You sit there as a “how would Doug see this” kind of conversational catalyst.
Thanks
Posted by: Artichoke | January 29, 2006 at 12:29 AM
Several years ago, I sat in a lecture theatre with one of the venerable old men of NZ education.
While listening to his interminable monlogues about professional practice and educational ethics, some less than respectful students decided to count his repeated movements and mannerisms in a traditional
tally chart. Hurray for a real life stats moment.
I propose a similar activity through the forthcoming conference.
Posted by: nix | January 29, 2006 at 09:34 AM
Ahh Nix,
I am hoping that you will assist in collecting responses for the Calvin Klein g-string Index of Educational Wellbeing podcasts and help me man (or should it be woman) the “Pan sector E-Fortunes and T@rot card” Booth I am setting up alongside the MOE’s stand at Learning@School in Rotorua.
I have collected a fishbowl, black velvet cloth, lace shawl, and old card table from the inorganic. Have painted up an old science fair board with signs of the e_cult and symbols of ICT insight. Am currently writing a pool of starter questions – things like “Will I get to be an e-fellow in 2007?” Must not forget the half ton of black eyeliner and patchouli
Reckon I will have about 45 minutes before the waft of patchouli and anxious murmuring from the gathering crowds of teachers, (ever eager to be betrayed by ict), alerts them that wear the jackets” that all is not as planned- But I am prepared - I have been studying maps of the layout of the convention centre. And I have been in training for abandoning the upturned fish bowl and making rapid sprint exits from a seated position.

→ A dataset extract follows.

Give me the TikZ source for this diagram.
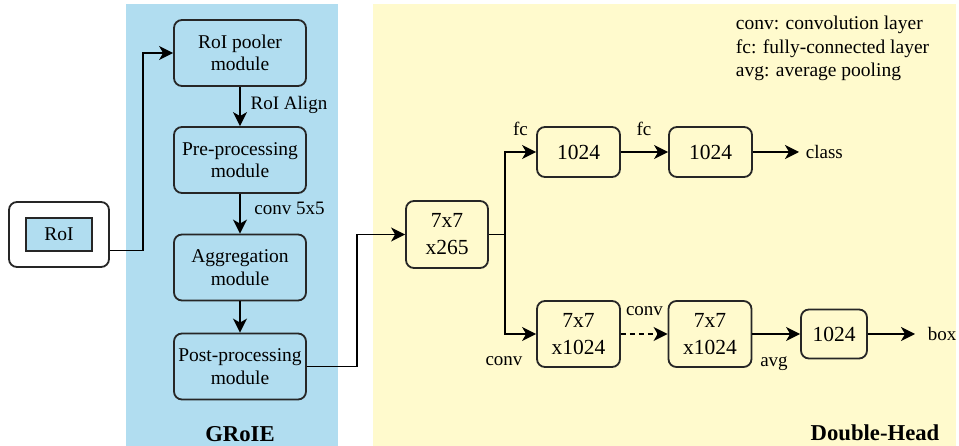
\documentclass[tikz,border=0pt]{standalone}
\usepackage{fontspec}
\setmainfont{Liberation Serif}
\usetikzlibrary{arrows.meta}
\definecolor{groieblue}{HTML}{B1DDF0}
\definecolor{headyellow}{HTML}{FFFACD}
\begin{document}
\begin{tikzpicture}[x=1pt,y=-1pt,line width=1.8pt,
  modbox/.style={draw=black!85, rounded corners=8pt, fill=groieblue, minimum width=132pt, minimum height=66pt, align=center, inner sep=0pt, font=\fontsize{19.5}{22.5}\selectfont},
  numbox/.style={draw=black!85, rounded corners=8pt, fill=headyellow, minimum width=83pt, minimum height=50pt, align=center, inner sep=0pt, font=\fontsize{21.5}{27}\selectfont},
  lbl/.style={font=\fontsize{19}{22}\selectfont, inner sep=0pt},
  title/.style={font=\fontsize{22.7}{26}\selectfont\bfseries, inner sep=0pt},
  arr/.style={-{Stealth[length=14pt,width=14pt,inset=4pt]}}]
\useasboundingbox (0,0) rectangle (959,446);
% panels
\fill[groieblue] (126,4) rectangle (338,446);
\fill[headyellow] (373,4) rectangle (956,446);
% GRoIE side
\node[draw=black!85, rounded corners=8pt, fill=white, minimum width=100pt, minimum height=65pt] (roiouter) at (59,234.5) {};
\node[draw=black!85, fill=groieblue, minimum width=66pt, minimum height=33pt, inner sep=0pt, font=\fontsize{19.5}{22.5}\selectfont] (roi) at (59,234.5) {RoI};
\node[modbox] (pooler) at (240,53) {RoI pooler\\module};
\node[modbox] (pre) at (240,160) {Pre-processing\\module};
\node[modbox] (agg) at (240,267.5) {Aggregation\\module};
\node[modbox] (post) at (240,366.5) {Post-processing\\module};
\node[lbl] (alignlbl) at (289,105) {RoI Align};
\node[lbl] (convlbl) at (289.5,208) {conv 5x5};
\node[title] (groie) at (240,434) {GRoIE};
% Double-Head side
\node[numbox, minimum width=82pt, minimum height=67pt] (feat) at (447,234.5) {7x7\\x265};
\node[numbox] (fca) at (578.5,152) {1024};
\node[numbox] (fcb) at (710.5,152) {1024};
\node[numbox, minimum height=66pt] (conva) at (578.5,334) {7x7\\x1024};
\node[numbox, minimum height=66pt] (convb) at (710,334) {7x7\\x1024};
\node[numbox, minimum width=66pt, minimum height=49pt] (avgfc) at (834,334) {1024};
\node[lbl, anchor=west, inner xsep=6pt] (cls) at (799,152) {class};
\node[lbl, anchor=west, inner xsep=12pt] (boxout) at (915,334) {box};
\node[lbl] (fclbla) at (520.5,129) {fc};
\node[lbl] (fclblb) at (644,129) {fc};
\node[lbl] (convlbla) at (504,361) {conv};
\node[lbl] (convlblb) at (644.5,311.5) {conv};
\node[lbl] (avglbl) at (774,363.5) {avg};
\node[title] (dhead) at (875,432.5) {Double-Head};
\node[lbl, anchor=north west, align=left, font=\fontsize{19.5}{23.5}\selectfont] (legend) at (735,15.5) {conv: convolution layer\\fc: fully-connected layer\\avg: average pooling};
% connectors
\draw[arr] ([yshift=-16pt]roiouter.east) -- ++(33,0) |- (pooler.west);
\draw[arr] (pooler) -- (pre);
\draw[arr] (pre) -- (agg);
\draw[arr] (agg) -- (post);
\draw[arr] (post.east) -- ++(50,0) |- (feat.west);
\draw (feat.east) -- ++(16,0) coordinate (split);
\draw[arr] (split) |- (fca.west);
\draw[arr] (split) |- (conva.west);
\draw[arr] (fca) -- (fcb);
\draw[arr] (fcb) -- (cls);
\draw[arr, dash pattern=on 5pt off 4pt] (conva) -- (convb);
\draw[arr] (convb) -- (avgfc);
\draw[arr] (avgfc) -- (boxout);
\end{tikzpicture}
\end{document}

I will need somewhere to hide out afterwards – an anonymous shelter in a place where they would never think to search - here is where I will be counting on imaginary friends to provide a bunker.
Will be collecting a copy of your room key at registration.
Arti
Posted by: Artichoke | January 29, 2006 at 12:25 PM
I shall station myself at your shoulder ready to check the integrity of any forthcoming silver with my teeth.
If a hideaway is called for then I know of a local space with fumes so corrosive that asinine edu_speak won't survive.